The policy was first billed as a "double dividend" which would help prepare children better for school and give their parents more opportunity to find part-time work.
However, according to an analysis of the programme presented to the Royal Economic Society yesterday, children's school outcomes are only slightly improved at age five if they have taken advantage of free nursery places.
By the time they sit assessments at seven and national curriculum tests in the three R's, there is no evidence of any educational benefit, it adds.
The findings contradict earlier beliefs that a sound nursery education is the key to unlocking children's potential at school.
It indicates, however, that part of the reason for the children's lack of progress was because they were mainly provided with places in the private sector - where there were fewer qualified teachers.
The analysis, carried out jointly by researchers by the Institute for Fiscal Studies, the University of Surrey and the University of Essex, argued that the biggest benefit from the programme was cutting the cost of childcare and making it easier for mothers in particular to take part-time employment.
"On the face of it, our results cast some doubt over the value for money of universal early education," said Dr Jo Blonden, of the University of Surrey..
"More than 80 per cent of the children taking up free places would probably have gone to nursery anyway and children's test scores do not seem to be any higher in the longer term as a result of the policy.
"In fact, the main benefit of the policy seems to have been to make child care cheaper for families of three-year-olds. It is tempting to say te money would have been better spent on the poorest children."
The policy has led to 12,000 more mothers finding part-time work - whereas the education outcomes of five-year-olds only improved by two percentage points amongst those that took up the programme. When it came to children who would otherwise have had no experience of nursery schooling, their score on on the foundation stage profile - an assessment of what they could do on leaving the nursery - went up by 15 points.
Labour first pledged universal free nursery places for three and four-year-olds in the 1997 election campaign amidst claims that it would a "double dividend" - improving the school readiness of five-year-olds whilst reducing the cost of child care.
It was not until 2005, though, that the provision of places became effectivelt universal.

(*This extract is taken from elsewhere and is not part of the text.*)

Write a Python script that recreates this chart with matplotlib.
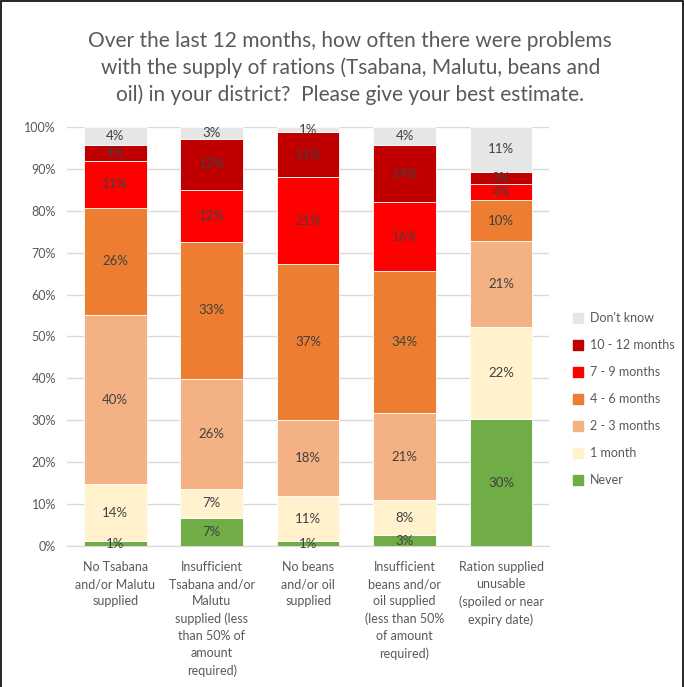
import matplotlib.pyplot as plt
from matplotlib.patches import Rectangle, Patch

plt.rcParams['font.family'] = ['Lato', 'DejaVu Sans']

categories = [
    "No Tsabana\nand/or Malutu\nsupplied",
    "Insufficient\nTsabana and/or\nMalutu\nsupplied (less\nthan 50% of\namount\nrequired)",
    "No beans\nand/or oil\nsupplied",
    "Insufficient\nbeans and/or\noil supplied\n(less than 50%\nof amount\nrequired)",
    "Ration supplied\nunusable\n(spoiled or near\nexpiry date)",
]

series_names = ["Never", "1 month", "2 - 3 months", "4 - 6 months",
                "7 - 9 months", "10 - 12 months", "Don't know"]

never = [1.2, 6.7, 1.2, 2.6, 30.2]
one_month = [13.6, 6.9, 10.7, 8.3, 22.0]
two_three = [40.3, 26.3, 18.2, 20.8, 20.6]
four_six = [25.6, 32.7, 37.2, 33.9, 9.7]
seven_nine = [11.2, 12.4, 20.7, 16.4, 3.9]
ten_twelve = [3.8, 12.1, 10.7, 13.7, 2.9]
dont_know = [4.3, 2.9, 1.3, 4.3, 10.7]

series = [never, one_month, two_three, four_six, seven_nine, ten_twelve, dont_know]
colors = ["#70AD47", "#FFF2CC", "#F4B183", "#ED7D31", "#FF0000", "#C00000", "#E7E6E6"]

text_col = "#595959"

fig = plt.figure(figsize=(6.84, 6.87), dpi=100)
ax = fig.add_axes([0.098, 0.2052, 0.705, 0.610])

x = range(len(categories))
bottoms = [0.0] * len(categories)
for name, vals, col in zip(series_names, series, colors):
    ax.bar(x, vals, bottom=bottoms, width=0.65, color=col, label=name,
           edgecolor="white", linewidth=0.6, zorder=3)
    for i, v in enumerate(vals):
        ax.text(i, bottoms[i] + v / 2, f"{round(v):d}%", ha="center", va="center",
                fontsize=9.5, color="#404040", zorder=4)
    bottoms = [b + v for b, v in zip(bottoms, vals)]

ax.set_xlim(-0.5, 4.5)
ax.set_ylim(0, 100)
ax.set_yticks(range(0, 101, 10))
ax.set_yticklabels([f"{t}%" for t in range(0, 101, 10)], fontsize=9, color=text_col)
ax.set_xticks(list(x))
ax.set_xticklabels(categories, fontsize=9, color=text_col, linespacing=1.5, va="top")
ax.tick_params(axis="x", length=0, pad=11)
ax.tick_params(axis="y", length=0, pad=8)
ax.grid(axis="y", color="#D9D9D9", linewidth=1, zorder=0)
for s in ["top", "right", "left"]:
    ax.spines[s].set_visible(False)
ax.spines["bottom"].set_color("#D9D9D9")

handles = [Patch(color=c) for c in colors][::-1]
leg = fig.legend(handles, series_names[::-1], loc="upper left",
                 bbox_to_anchor=(0.822, 0.562), frameon=False, fontsize=9,
                 handlelength=0.8, handleheight=0.8, labelspacing=1.2,
                 handletextpad=0.5)
for t in leg.get_texts():
    t.set_color(text_col)

fig.text(0.512, 0.955,
         "Over the last 12 months, how often there were problems\n"
         "with the supply of rations (Tsabana, Malutu, beans and\n"
         "oil) in your district?  Please give your best estimate.",
         ha="center", va="top", fontsize=15, color=text_col, linespacing=1.4)

fig.patches.append(Rectangle((0.001, -0.01), 0.997, 1.008, transform=fig.transFigure,
                             fill=False, edgecolor="black", linewidth=1.2))

fig.savefig("out.png", dpi=100)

Since the advent of the Coalition Government, the provision of free places has been extended to two-year-olds from disadvantaged homes.
Dr Birgitta Rabe, from Essex University, said: "The case for extending the free entitlement (for all) is not as clear cut as the political rhetoric might suggest."
Dr Kitty Stewart, from the London School of Economics, added: "All the expansion in free places occurred in the private sector rather than in public nurseries or nursery classes in primary school.
"Children in the private sector are much less likely to be taught by qualified teachers who are best equipped to provide a high quality learning environment.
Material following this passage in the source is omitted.